REPUBLIKA.CO.ID, JAKARTA -- Koordinator Korupsi Politik ICW Donal Fariz mengatakan, mahar politik yang ada di Indonesia bisa diibaratkan seperti fenomena gunung es. Meski jumlahnya tak seberapa tapi dampak dari mahar ini akan besar, khususnya pada permasalah anggaran baik di pusat maupun di tingkat daerah.
Permasalahan mahar politik yang saat ini sudah diatur melalui Undang-undang (UU) Nomor 10 tahun 2016 tentang Pilkada (Pemlihan Kepala Daerah) dan UU Nomor 7 tahun 2017 yang melarang adanya penerimaan imbalan, tetap tidak bisa diungkap sedikitpun. Padahal, mahar politik ini sudah bukan barang yang bisa disembunyikan. Sebab, banyak pihak terutama dari para calon yang ingin maju Pilkada melalui partai politik.
"Kenapa mahar poltiik ini susah diungkap, karena mahar politik ini bentuk simbiosis mutulaisme antara partai dengan kandidat yang diusung," kata Donal dalam diskusi di kantor ICW, Selasa (16/1).
Orang yang diusung dan telah memberikan mahar sebagai jalan untuk maju dalam pilkada tidak akan mau membongkar jenis dan jumlah mahar yang disyaratkan partai politik (parpol). Hanya mereka yang kecewa dan sakit hati saja yang berani walaupun agak takut dalam membeberkan persoalan mahar tersebut.

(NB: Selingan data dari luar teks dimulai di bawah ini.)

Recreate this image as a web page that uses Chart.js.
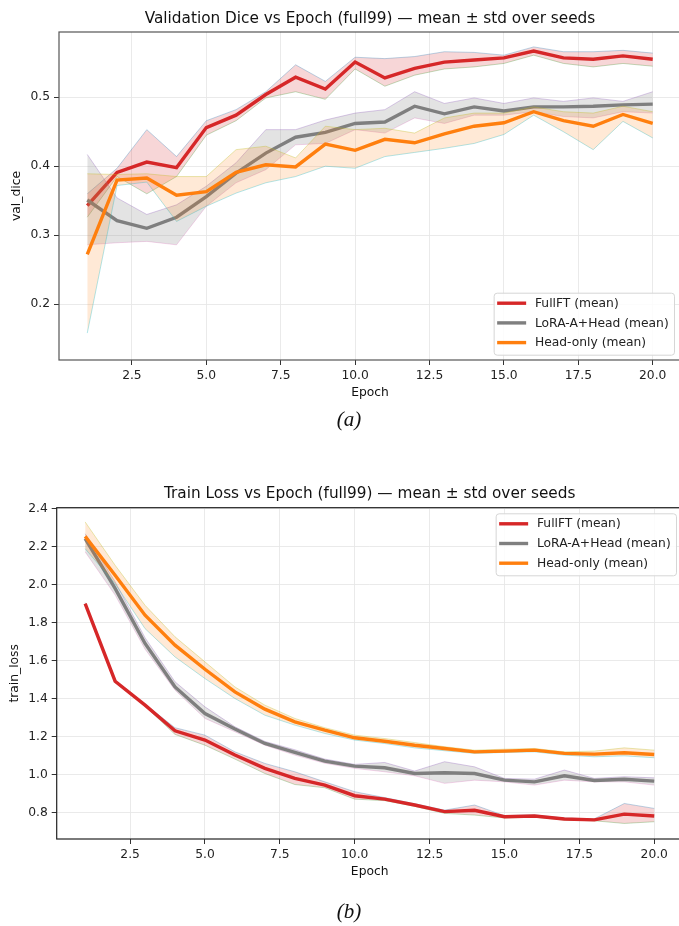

Selain itu, sulitnya membongkar mahar politik ini dikarenakan Badan Pengawas Pemilu (Bawaslu) terkesan acuh dengan adanya persoalan ini. Padahal, Bawaslu telah diberikan kewenangan lebih besar untuk memeriks dan mendiskualifikasi parpol atau calon yang terbukti terlibat dalam persekongkolan mahar politik tersebut.
Bawaslu diharapkan tidak hanya bertaring pada saat verifikasi parpol. Lembaga ini harus dengan konkret menindak semua permasalahan dalam penyelenggaraan pemilhan umum, termasuk adanya mahar politik yang menyalahi perundang-undangan.
"Bawaslu bisa berkoodinasi dengan penegak hukum yang juga memiliki kewenangan dalam melakukan penindakan ini, seperti kepolisian dan KPK (Komisi Pemberantasan Korupsi)," ujar Donal.
Dia juga mengungkapkan, mahar politik sebenarnya bukan hanya menyangkut pada satu atau dua parta saja, tapi hampir seluruh parpol yang ada di Indonesia juga melakukan hal serupa. Dengan adanya permasalahan yang diungkap sejumlah mantan calon kandidat, seharusnya Bawaslu bisa mencari tahu lebih dalam mengenai hal tersebut.
Alasannya, dalam aturan jelas disebutkan partai yang terbukti menerima dan mewajibkan adanya mahar politik dengan dana besar, maka partai tersebut tidak bisa ikut serta dalam pemilihan umum selanjutnya. Sedangkan, calon yang memberikan imbalan pun akan menerima konsekuensi bahwa yang bersangkutan tidak bisa mencalonkan diri dalam pemilihan.
"Dari pilkada ke pemilihan umum lainnya disebut banyak mahar politik, tapi tidak pernah ada sesuatu yang dikatikan dengan penegakan hukum. Ini ujung-ujungnya ke korupsi kepala daerah kalau memang tidak pernah dituntaskan," ungkap Donal.
Sebelumnya, kabar mengejutkan datang dari Ketua Kadin Jawa Timur La Nyalla Mattalitti terkait Pilgub Jatim 2018. Terang-terangan La Nyalla mengaku telah diminta uang mahar untuk pencalonannya sebagai cagub Jatim oleh Ketua Umum Gerindra Prabowo Subianto. Ia pun memutuskan berhenti menjadi kader partai Gerindra.
Prabowo, kata La Nyalla, meminta uang untuk saksi pilgub sebesar Rp 40 miliar. Awalnya, La Nyalla menyebut ia diminta uang ratusan miliar rupiah yang dikiranya becanda. Ternyata, itu serius. Mantan ketua umum PSSI ini tak memenuhi permintaan itu yang kemudian pencalonannya sebagai cagub Jatim pun dibatalkan.
Permintaan uang itu, menurut La Nyalla, disampaikan Prabowo pada Sabtu (10/12) di Hambalang, Bogor, saat Gerindra mengumumkan Sudrajat sebagai cagub pada pilgub Jabar. Uang itu harus diserahkan paling telat tanggal 20 Desember 2018. "Kalau tidak saya tidak akan mendapat rekomendasi," kata La Nyalla, Kamis (11/1).